Apparently, the crisps I just ate were made from 100% natural ingredients. Sounds great, but isn't uranium 100% natural? I hope they've been tested on cats.

Just like Cary Grant

Jen and I booked our next holiday yesterday. We've decided to pay a return visit to Florence. Cool place. But get this…

We're going by train.

Yes, that's right: train. All the way from Hippy Central to Florence, Italy.

Now, before we're accused of being a couple of tree-huggers who naively think we can save the planet all on our own by refusing to fly, I think I should point out that such accusations are utter bollocks. We chose to take the train because:

  1. As far as we could work out, there are no direct flights to Florence from anywhere in the North of England.
  2. Even the direct flights from Gatwick to 'Florence' actually go to Pisa, so we'd still have to get the train (or fly) to Gatwick and then get the train from Pisa to Florence.
  3. We hate the hassle of travelling by plane. I mean really hate it. Whether the train is any less hassle remains to be seen—although somehow I doubt it.
  4. The last time we travelled to Florence, it was from Rome, First Class, on the train, and it was bloody fantastic (apart from the loud-mouthed elderly American lady in the seat opposite). This is the life, we said, supping our expresso coffees and joking that we should travel all the way to Italy by train next time.
  5. … OK, so this is the real reason why we are travelling by train: I have always secretly wanted to travel overnight in a sleeper train, like Cary Grant did as Roger O. Thornhill (mistakenly believed by the baddies pursuing him to be the elusive secret agent, George Kaplan) in one of my favourite films, North By Northwest. This, of course, would mean that Jen would have to play the role of Eva Marie Saint—which is no bad thing.

So much have I got into the North By Northwest spirit that, when I ordered our tickets over the phone yesterday, I was sorely tempted to give my name as Richard O. Carter, hoping that the woman at the other end of the line would ask me what the 'O' stood for: "Nothing," I would reply, enigmatically—just like Cary Grant. But then it occurred to me that it would probably be best if the name on my ticket actually matched the one on my passport. Pesky border control!

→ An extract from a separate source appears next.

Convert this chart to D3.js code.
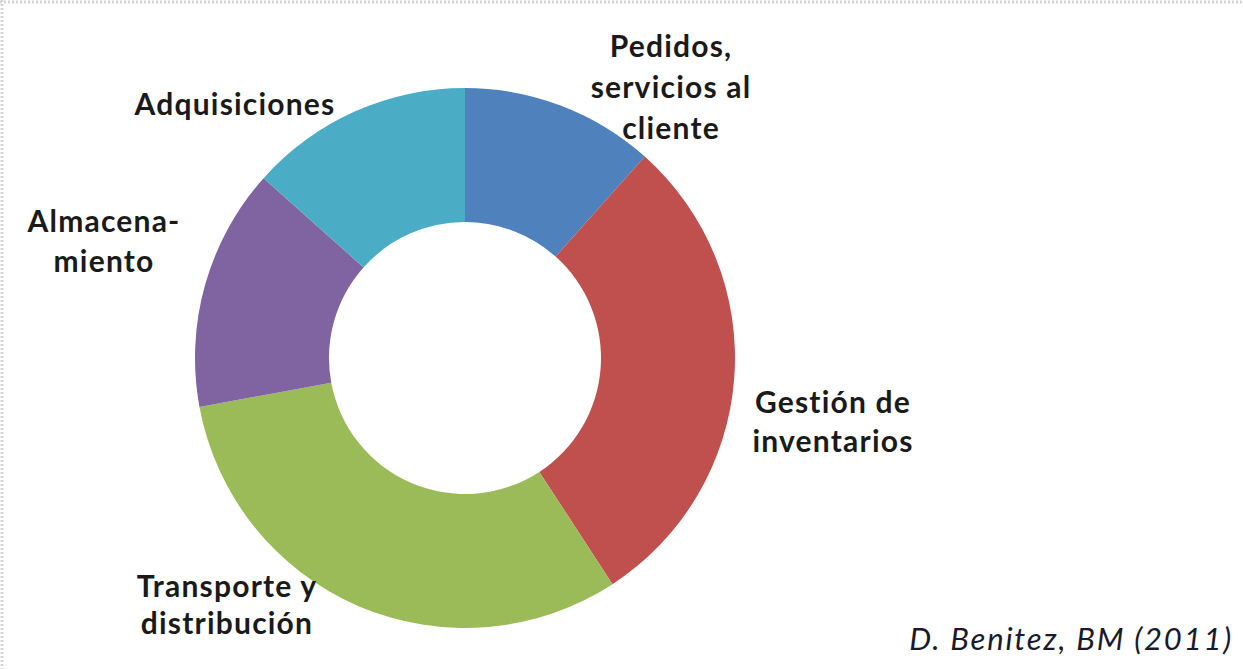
<!DOCTYPE html>
<html>
<head>
<meta charset="utf-8">
<script src="https://cdn.jsdelivr.net/npm/d3@7"></script>
<style>
  body { margin: 0; background: #fff; }
  svg { display: block; }
</style>
</head>
<body>
<svg width="1243" height="669"></svg>
<script>
// slices, clockwise from 12 o'clock
const categories = ["Pedidos, servicios al cliente", "Gestión de inventarios", "Transporte y distribución", "Almacenamiento", "Adquisiciones"];
const values = [11.6, 29.2, 31.3, 14.5, 13.4];
const labelLines = [
    ["Pedidos,", "servicios al", "cliente"],
    ["Gestión de", "inventarios"],
    ["Transporte y", "distribución"],
    ["Almacena-", "miento"],
    ["Adquisiciones"]
];
const source = "D. Benitez, BM (2011)";

const colors = ["#4F81BD", "#C0504D", "#9BBB59", "#8064A2", "#4BACC6"];

// where each label block sits (center x, first baseline y)
const labelPos = [[671, 57], [833, 413], [227, 597], [104, 232], [235, 115]];
const lineGap = [41, 39, 37, 40, 40];

const svg = d3.select('svg');
const W = 1243, H = 669;

// faint dotted frame at top and left
svg.append('line')
    .attr('x1', 0).attr('y1', 2).attr('x2', W).attr('y2', 2)
    .attr('stroke', '#d6d6d6').attr('stroke-width', 3)
    .attr('stroke-dasharray', '2,2');
svg.append('line')
    .attr('x1', 2).attr('y1', 0).attr('x2', 2).attr('y2', H)
    .attr('stroke', '#d6d6d6').attr('stroke-width', 3)
    .attr('stroke-dasharray', '2,2');

const cx = 465, cy = 358;
const outerR = 270, innerR = 136;

const pie = d3.pie().sort(null).value(d => d);
const arc = d3.arc().innerRadius(innerR).outerRadius(outerR);

const chart = svg.append('g')
    .attr('transform', `translate(${cx}, ${cy})`);

chart.selectAll('path')
    .data(pie(values))
    .enter()
    .append('path')
    .attr('d', arc)
    .attr('fill', (d, i) => colors[i]);

const labels = svg.selectAll('text.lbl')
    .data(categories)
    .enter()
    .append('text')
    .attr('class', 'lbl')
    .attr('font-family', 'Lato, "Open Sans", sans-serif')
    .attr('font-weight', 'bold')
    .attr('font-size', 30)
    .attr('letter-spacing', 1.2)
    .attr('fill', '#1a1a1a')
    .attr('text-anchor', 'middle');

labels.each(function (d, i) {
    const t = d3.select(this);
    labelLines[i].forEach((line, j) => {
        t.append('tspan')
            .attr('x', labelPos[i][0])
            .attr('y', labelPos[i][1] + j * lineGap[i])
            .text(line);
    });
});

svg.append('text')
    .attr('x', 1233)
    .attr('y', 650)
    .attr('text-anchor', 'end')
    .attr('font-family', 'Lato, "Open Sans", sans-serif')
    .attr('font-style', 'italic')
    .attr('font-size', 31)
    .attr('letter-spacing', 1.8)
    .attr('fill', '#1a1a2a')
    .text(source);
</script>
</body>
</html>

So, anyway, that's why Jen and I will be travelling to Italy by train. Because I secretly harbour ambitions to be Cary Grant in North By Northwest. It has nothing at all to do with saving the planet.

Which is a damn good job, as it's a bloody expensive way to go about it.


See also: A-maize-ing

Tip not included

I receive email:

Copy of Michelangelo's David, Florence
David's genitals yesterday.

Dear Mr. Carter

I am a designer working for very small (and very new) publisher in Copenhagen Denmark.

I am interested in a photo you took of Michelangelo's David in Firenza [Florence] that features a sharp detail of the sculpture's genitals, which I saw at »Flickr«. The image is located at the following address: <http://www.flickr.com/photos/gruts/442314069/in/set-72157600040809215/>

I am interested in reproducing this image (with reimbursement, of course) as a cover illustration for a Danish publication, a book detailing the pros and cons of male circumcision. As Denmark is a small country, print-runs are usually quite limited and this book is expected to have max. print run of 2000 copies.

If interested, we will be needing a high resolution image (min. 300 dpi) @ apprx. 250 mm in height.

Look forward to hearing from you.

All the best from Copenhagen

[Name and address supplied]

I said yes, obviously. Any proceeds to the Beagle Project.

Extinction event

"Oh, that's sad," I remarked: "it says here that a native American language went extinct this week, when the last man who could speak it died."

"I wonder what his last words were," said Jen. "Mind you, so did everyone else."